The defendant claims that he
did not legally cause the plaintiff's alleged injury because that injury
was produced, in material part, by a superseding cause. A superseding
cause is any intentionally harmful act, force of nature, or criminal
event, unforeseeable by the defendant, which intervenes in the sequence
of events leading from the defendant's alleged negligence to the
plaintiff's alleged injury and proximately causes that injury. Under
our law, the intervention of such a superseding cause prevents the
defendant from being held liable for the plaintiff's injury on the
theory that, due to such superseding cause, the defendant did not
legally cause the injury even though (his/her) negligence was a
substantial factor in bringing the injury about.

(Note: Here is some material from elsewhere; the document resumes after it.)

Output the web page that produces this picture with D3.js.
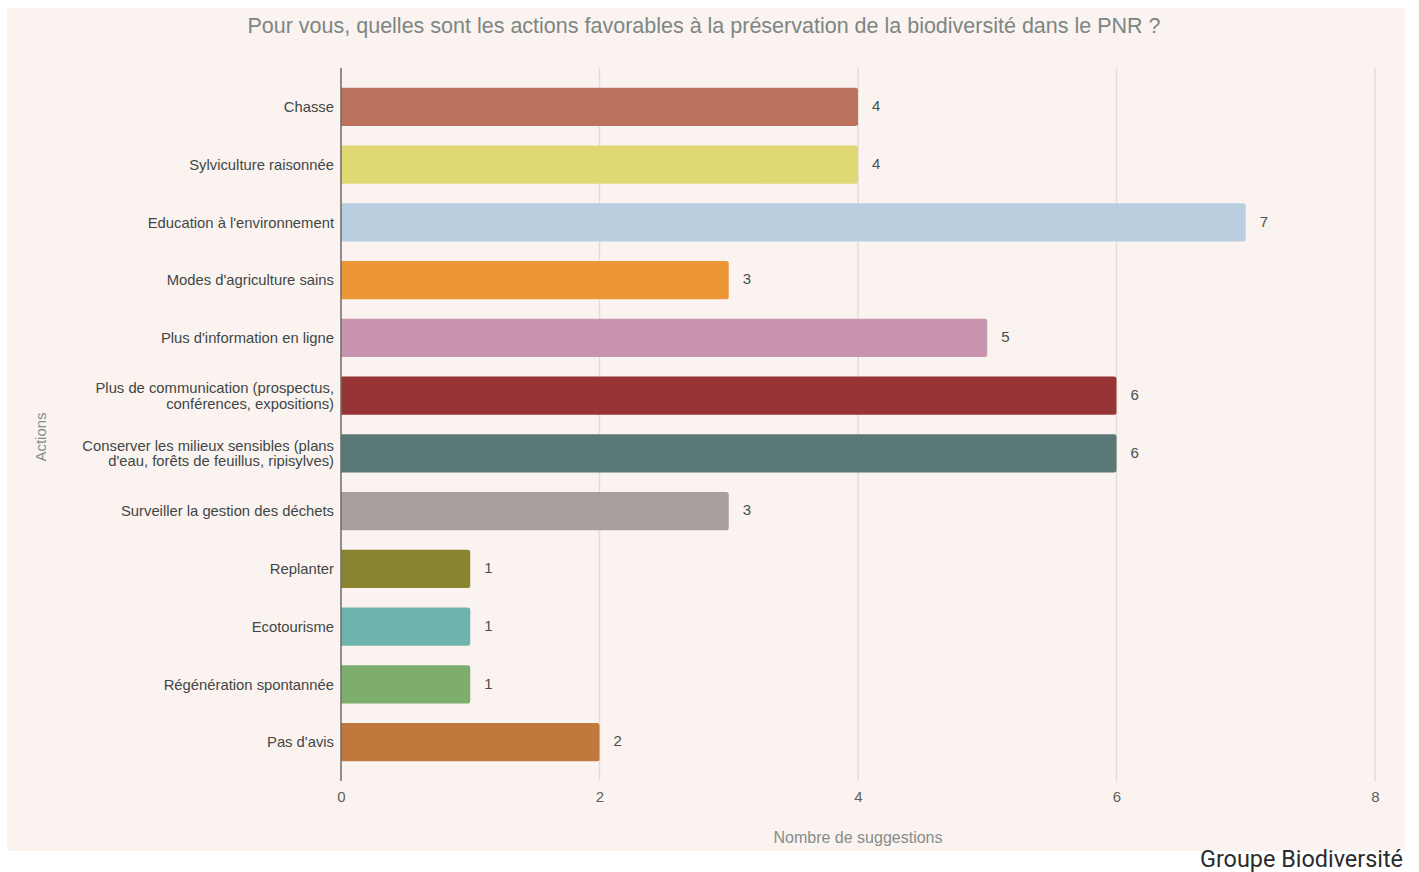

Therefore, when a
claim of superseding cause is made at trial, the plaintiff must disprove
at least one essential element of that claim by a fair preponderance of
the evidence in order to prove, by that standard, its own conflicting
claim of legal causation.
In this case, the defendant
claims, more particularly, that <describe alleged intervening conduct
or event claimed to constitute a superseding cause> was a
superseding cause of the plaintiff's alleged injury, and thus that
(his/her) own negligence did not legally cause that injury. Because
such intentionally harmful (conduct / force of nature / criminal event),
if unforeseeable by the defendant, would constitute a superseding cause
of the plaintiff's alleged injury if it occurred as claimed by the
defendant and if it proximately caused the plaintiff's injury, the
plaintiff must disprove at least one essential element of that claim by
a fair preponderance of the evidence in order to prove that the
defendant legally caused that injury. The plaintiff can meet this
burden by proving either 1) that the conduct claimed to constitute a
superseding cause did not occur as claimed by the defendant, either
because it did not occur at all or because it was not engaged in with
the intent to cause harm; or 2) that such conduct was foreseeable by the
defendant, in that the injury in question was within the scope of the
risk created by the defendant's conduct; or 3) that such conduct was not
a substantial factor in bringing about the plaintiff's alleged injury.
These, of course, are questions of fact for you to determine based on
the evidence. Keep in mind, however, that the defendant does not have
any burden to prove the existence of a superseding cause. The burden at
all times rests upon the plaintiff to disprove the defendant's claim of
superseding cause as a necessary part of (his/her) proof that the
defendant legally caused the plaintiff's injury.